Tuning with Byproduces Doesn’t Help Much (Optimization → Transfer)

Below, we compare the performance of AutoZOOM attack on MNIST normal model when the local models are 1) fine-tuned during the attack process, and 2) kept static:

Tuining local models using byproducts from the optimization attack improves the query efficiency. However, for more complex datasets (e.g., CIFAR10), we observe degradation in the attack performance by fine-tuning (check Table 6 in the paper).

Batch Attacks

We consider a batch attack scenario: adversaries have limited number of queries and want to maximize the number of adversarial examples found within the limit. This is a more realistic way to evaluate attacks for most adversarial purposes, then just looking at the average cost to attack each seed in a large pool of seeds.

The number of queries required for attacking a specific seed varies greatly across seeds:

Based on this observation, we propose two-phase strategy to prioritize easy seeds for the hybrid attack:

  1. In the first phase, the likely-to-transfer seeds are prioritized based on their PGD-steps taken to attack the local models.
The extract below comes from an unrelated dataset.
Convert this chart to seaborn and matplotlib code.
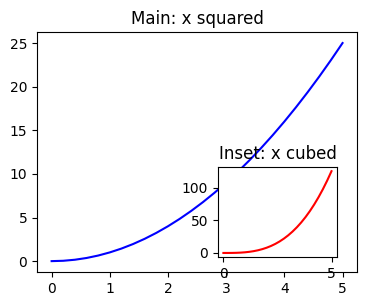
import matplotlib
matplotlib.use("Agg")
import matplotlib.pyplot as plt
import seaborn as sns

x_vals = [0.0, 0.2, 0.4, 0.6, 0.8, 1.0, 1.2, 1.4, 1.6, 1.8, 2.0, 2.2, 2.4, 2.6,
          2.8, 3.0, 3.2, 3.4, 3.6, 3.8, 4.0, 4.2, 4.4, 4.6, 4.8, 5.0]
y_squared = [0.0, 0.04, 0.16, 0.36, 0.64, 1.0, 1.44, 1.96, 2.56, 3.24, 4.0, 4.84,
             5.76, 6.76, 7.84, 9.0, 10.24, 11.56, 12.96, 14.44, 16.0, 17.64,
             19.36, 21.16, 23.04, 25.0]
y_cubed = [0.0, 0.008, 0.064, 0.216, 0.512, 1.0, 1.728, 2.744, 4.096, 5.832, 8.0,
           10.648, 13.824, 17.576, 21.952, 27.0, 32.768, 39.304, 46.656, 54.872,
           64.0, 74.088, 85.184, 97.336, 110.592, 125.0]
main_title = "Main: x squared"
inset_title = "Inset: x cubed"

fig = plt.figure(figsize=(3.67, 3.06), dpi=100)
ax = fig.add_axes([0.101, 0.111, 0.872, 0.784])
sns.lineplot(x=x_vals, y=y_squared, color="blue", ax=ax, linewidth=1.5)
ax.set_title(main_title, fontsize=12)

ins = fig.add_axes([0.594, 0.160, 0.324, 0.294])
sns.lineplot(x=x_vals, y=y_cubed, color="red", ax=ins, linewidth=1.5)
ins.set_title(inset_title, fontsize=12)

fig.savefig("out.png", dpi=100)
The candidate adversarial example for seed seed is attempted in order to find all the direct transfers.

  2. In the second phase, the remaining seeds are prioritized based on their target loss value with respect to the target model.
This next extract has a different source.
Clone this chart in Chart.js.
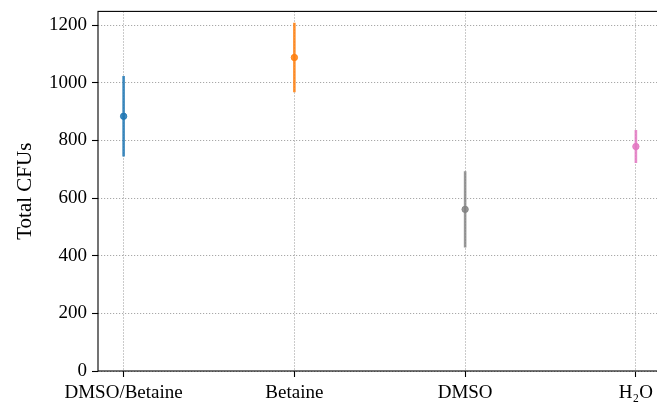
<!DOCTYPE html>
<html>
<head>
<meta charset="utf-8">
<script src="https://cdn.jsdelivr.net/npm/chart.js@4"></script>
<style>
  html, body { margin: 0; padding: 0; background: #fff; }
  #wrap { width: 657px; height: 404px; overflow: hidden; }
  #cfuChart { display: block; margin-top: -5px; }
</style>
</head>
<body>
<div id="wrap"><canvas id="cfuChart" width="680" height="409"></canvas></div>
<script>
// data
const categories = ['DMSO/Betaine', 'Betaine', 'DMSO', 'H\u2082O'];
const means = [884, 1088, 561, 779];
const errs = [140, 121, 132, 57];
const yTicks = [0, 200, 400, 600, 800, 1000, 1200];

const colors = [
  'rgba(31, 119, 180, 0.85)',
  'rgba(255, 127, 14, 0.85)',
  'rgba(127, 127, 127, 0.8)',
  'rgba(227, 119, 194, 0.85)'
];
const serif = "'Liberation Serif', 'DejaVu Serif', serif";

// one small line per category for the error bar
const errDatasets = categories.map((c, i) => ({
  type: 'line',
  data: [{ x: i, y: means[i] - errs[i] }, { x: i, y: means[i] + errs[i] }],
  borderColor: colors[i],
  borderWidth: 2.6,
  pointRadius: 0,
  order: 2
}));

const meanDataset = {
  type: 'scatter',
  data: means.map((m, i) => ({ x: i, y: m })),
  backgroundColor: colors,
  borderColor: colors,
  pointRadius: 3.2,
  order: 1
};

// axes box (top/right spines too)
const frame = {
  id: 'frame',
  beforeDatasetsDraw(chart) {
    const { ctx, chartArea: a } = chart;
    ctx.save();
    ctx.setLineDash([]);
    ctx.strokeStyle = '#000';
    ctx.lineWidth = 1.1;
    ctx.strokeRect(a.left, a.top, a.right - a.left, a.bottom - a.top);
    ctx.restore();
  }
};

const gridOpts = {
  color: '#a8a8a8',
  lineWidth: 1,
  tickColor: '#000',
  tickLength: 6,
  tickWidth: 1.1,
  tickBorderDash: []
};

const ctx = document.getElementById('cfuChart').getContext('2d');
new Chart(ctx, {
  data: { datasets: [...errDatasets, meanDataset] },
  options: {
    responsive: false,
    animation: false,
    layout: { padding: { top: 6, right: 18.5, left: 0, bottom: 0 } },
    plugins: { legend: { display: false }, tooltip: { enabled: false } },
    scales: {
      x: {
        type: 'linear',
        min: -0.15,
        max: 3.15,
        afterFit: s => { s.height = 33; },
        afterBuildTicks: s => { s.ticks = categories.map((c, i) => ({ value: i })); },
        ticks: {
          callback: v => categories[v],
          autoSkip: false,
          maxRotation: 0,
          padding: 5,
          color: '#000',
          font: { family: serif, size: 19 }
        },
        grid: gridOpts,
        border: { display: false, dash: [1.2, 1.8] }
      },
      y: {
        min: 0,
        max: 1248,
        afterFit: s => { s.width = 98; },
        afterBuildTicks: s => { s.ticks = yTicks.map(v => ({ value: v })); },
        ticks: {
          callback: v => String(v),
          padding: 5,
          color: '#000',
          font: { family: serif, size: 19 }
        },
        grid: gridOpts,
        border: { display: false, dash: [1.2, 1.8] },
        title: {
          display: true,
          text: 'Total CFUs',
          color: '#000',
          padding: { top: 13, bottom: 0 },
          font: { family: serif, size: 21 }
        }
      }
    }
  },
  plugins: [frame]
});
</script>
</body>
</html>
To validate effectievness of the two-phase strategy, we compare to two seed prioritization strategies:

  • Retroactive Optimal: a non-realizable attack that assumes adversaries already know the exact number of queries to attack each seed (before the attack starts) and can prioritize seeds by their actual query cost. This provides an lower bound on the query cost for an optimal strategy.

  • Random: this is a baseline strategy where seeds are prioritized in random order (this is the stragety assumed in most works where the adverage costs are reported).
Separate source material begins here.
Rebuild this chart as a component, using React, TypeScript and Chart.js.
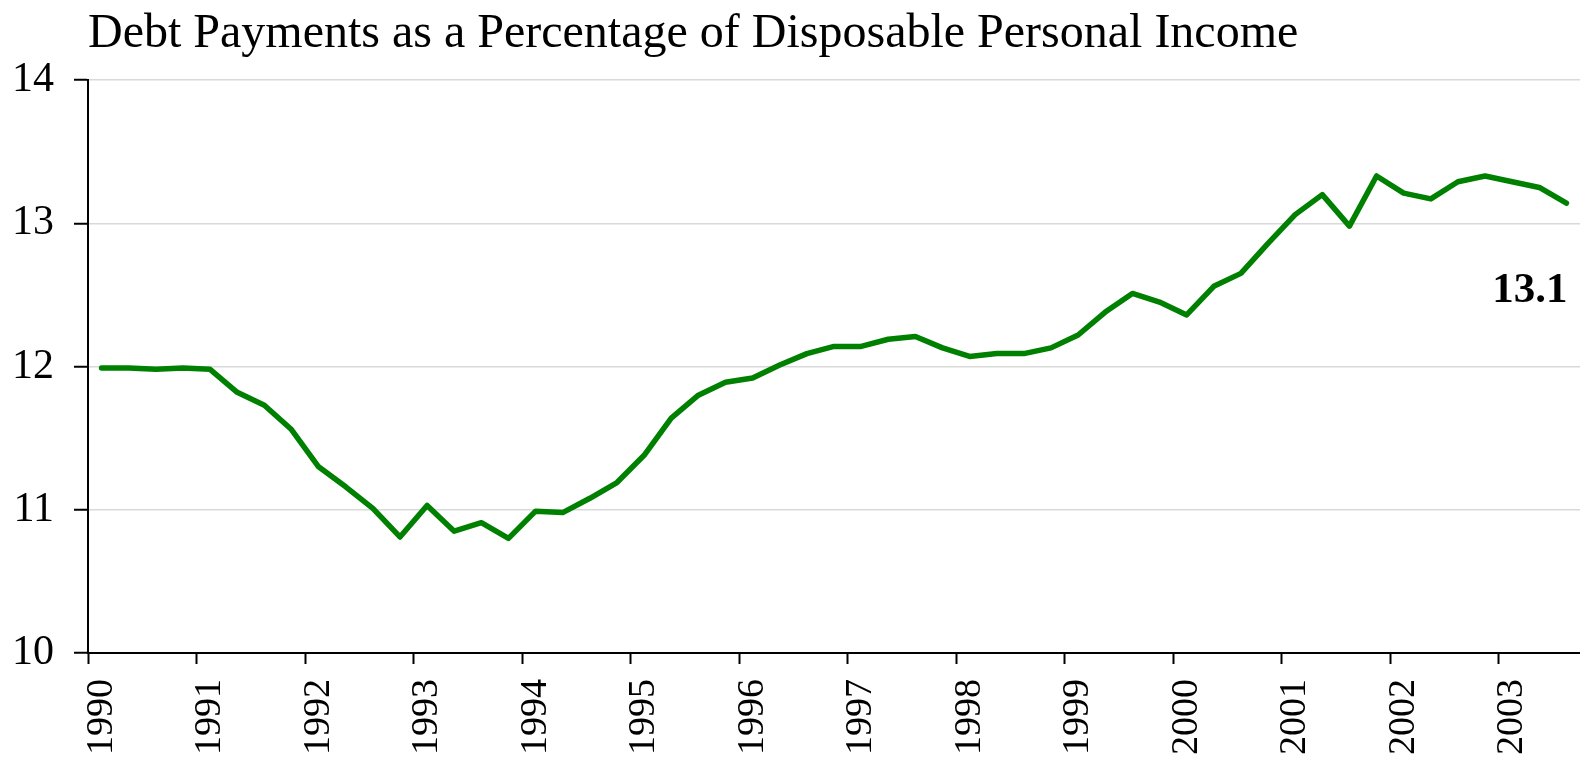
import React, { useEffect, useRef } from 'react';
import { Chart, registerables } from 'chart.js';

Chart.register(...registerables);

const FONT = '"Liberation Serif", "Times New Roman", serif';

const titleText = 'Debt Payments as a Percentage of Disposable Personal Income';

const quarterLabels: string[] = [
  '1990 Q1', '1990 Q2', '1990 Q3', '1990 Q4',
  '1991 Q1', '1991 Q2', '1991 Q3', '1991 Q4',
  '1992 Q1', '1992 Q2', '1992 Q3', '1992 Q4',
  '1993 Q1', '1993 Q2', '1993 Q3', '1993 Q4',
  '1994 Q1', '1994 Q2', '1994 Q3', '1994 Q4',
  '1995 Q1', '1995 Q2', '1995 Q3', '1995 Q4',
  '1996 Q1', '1996 Q2', '1996 Q3', '1996 Q4',
  '1997 Q1', '1997 Q2', '1997 Q3', '1997 Q4',
  '1998 Q1', '1998 Q2', '1998 Q3', '1998 Q4',
  '1999 Q1', '1999 Q2', '1999 Q3', '1999 Q4',
  '2000 Q1', '2000 Q2', '2000 Q3', '2000 Q4',
  '2001 Q1', '2001 Q2', '2001 Q3', '2001 Q4',
  '2002 Q1', '2002 Q2', '2002 Q3', '2002 Q4',
  '2003 Q1', '2003 Q2', '2003 Q3',
];

const debtRatio: number[] = [
  11.99, 11.99, 11.98, 11.99,
  11.98, 11.82, 11.73, 11.56,
  11.30, 11.16, 11.01, 10.81,
  11.03, 10.85, 10.91, 10.80,
  10.99, 10.98, 11.08, 11.19,
  11.38, 11.64, 11.80, 11.89,
  11.92, 12.01, 12.09, 12.14,
  12.14, 12.19, 12.21, 12.13,
  12.07, 12.09, 12.09, 12.13,
  12.22, 12.38, 12.51, 12.45,
  12.36, 12.56, 12.65, 12.86,
  13.06, 13.20, 12.98, 13.33,
  13.21, 13.17, 13.29, 13.33,
  13.29, 13.25, 13.14,
];

const yTicks: number[] = [10, 11, 12, 13, 14];

const lastValueLabel: string[] = ['13.1'];
const lastValueLabelAnchor: number[] = [12.45];

const lastLabelPlugin = {
  id: 'lastLabel',
  afterDatasetsDraw(chart: any) {
    const { ctx, scales } = chart;
    const xs = scales.x;
    const ys = scales.y;
    const i = debtRatio.length - 1;
    ctx.save();
    ctx.font = `bold 43px ${FONT}`;
    ctx.fillStyle = '#000';
    ctx.textAlign = 'right';
    ctx.textBaseline = 'alphabetic';
    ctx.fillText(lastValueLabel[0], xs.getPixelForValue(i) + 1, ys.getPixelForValue(lastValueLabelAnchor[0]));
    ctx.restore();
  },
};

export default function App() {
  const canvasRef = useRef<HTMLCanvasElement | null>(null);

  useEffect(() => {
    if (!canvasRef.current) return;
    const chart = new Chart(canvasRef.current, {
      type: 'line',
      data: {
        labels: quarterLabels,
        datasets: [
          {
            label: 'Debt payments (% of DPI)',
            data: debtRatio,
            borderColor: '#008000',
            backgroundColor: '#008000',
            borderWidth: 5.5,
            pointRadius: 0,
            pointHoverRadius: 0,
            tension: 0,
            borderCapStyle: 'round',
            borderJoinStyle: 'round',
            fill: false,
          },
        ],
      },
      options: {
        animation: false,
        responsive: true,
        maintainAspectRatio: false,
        layout: { padding: { left: 0, right: 0, top: 0, bottom: 0 } },
        plugins: {
          legend: { display: false },
          tooltip: { enabled: false },
          title: {
            display: true,
            text: titleText,
            align: 'start',
            fullSize: false,
            color: '#000',
            font: { family: FONT, size: 48, weight: 'normal', lineHeight: 1.2 },
            padding: { top: 6, bottom: 16.4 },
          },
        },
        scales: {
          x: {
            type: 'category',
            offset: true,
            grid: {
              offset: true,
              drawOnChartArea: false,
              drawTicks: true,
              tickLength: 11,
              tickWidth: 2,
              tickColor: (ctx: any) => (ctx.index % 4 === 0 ? '#000' : 'rgba(0,0,0,0)'),
            },
            border: { display: true, color: '#000', width: 2 },
            ticks: {
              autoSkip: false,
              maxRotation: 90,
              minRotation: 90,
              padding: 15,
              color: '#000',
              font: { family: FONT, size: 38 },
              callback: (_v: any, index: number) =>
                quarterLabels[index].endsWith('Q1') ? quarterLabels[index].slice(0, 4) : '',
            },
            afterFit: (scale: any) => {
              scale.height = 104;
              scale.paddingLeft = 0;
              scale.paddingRight = 0;
            },
          },
          y: {
            min: yTicks[0],
            max: yTicks[yTicks.length - 1],
            grid: {
              color: '#d9d9d9',
              lineWidth: 1.5,
              tickColor: '#000',
              tickLength: 14,
              tickWidth: 2,
            },
            border: { display: true, color: '#000', width: 2 },
            ticks: {
              stepSize: 1,
              padding: 20,
              color: '#000',
              font: { family: FONT, size: 42 },
            },
            afterFit: (scale: any) => {
              scale.width = 88;
            },
          },
        },
      },
      plugins: [lastLabelPlugin],
    } as any);
    return () => chart.destroy();
  }, []);

  return (
    <div style={{ position: 'absolute', left: 0, top: 0, width: 1580, height: 757, background: '#fff' }}>
      <canvas ref={canvasRef} />
    </div>
  );
}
Results for the AutoZOOM attack on a normal ImageNet model are shown below:

Our two-phase strategy performs closely to the retroactive optimal strategy and outpeforms random baseline significantly: with same number of query limit, two-phase strategy finds significantly more adversarial examples comapred to the random baseline, and is closer to the retroactive optimal case. (See the paper for more experimental results and variations on the prioritization strategy.)

Main Takeaways

  • Transfer → Optimization: local adversarial examples can generally be used to boost optimization attacks. One caveat is, against robust target model, hybrid attack is more effective with robust local models.

  • Transfer → Optimization: fine-tuning local models is only helpful for small scale dataset (e.g., MNIST) and fails to generalize to more complex datasets. It is an open question whether we can make the fine-tuning process work for complex datasets.

  • Prioritizing seeds based on two-phase strategy for the hybrid attack can significantly improve its query efficiency in batch attack scenario.

Our results make the case that it is important to evaluate both attacks and defenses with a more realistic adversary model than just looking at the average cost to attack a seed over a large pool of seeds. When an adversary only need to find a small number of adversarial examples, and has access to a large pool of potential seeds to attack (of equal value to the adversary), then the effective costs of a successful attack can be orders of magnitude lower than what would be projected assuming an adversary who cannot prioritize seeds to attack.

Paper

Fnu Suya, Jianfeng Chi, David Evans and Yuan Tian. Hybrid Batch Attacks: Finding Black-box Adversarial Examples with Limited Queries. In USENIX Security 2020. Boston, August 2020. [PDF] [arXiv]

Code

https://github.com/suyeecav/Hybrid-Attack

In this repository, we provide the source code to reproduce the results in the paper. In addition, we believe our hybrid attack framework can (potentially) help boost the performance of new optimization attacks. Therefore, in the repository, we also provide tutorials to incorporate new optimization attacks into the hybrid attack framework.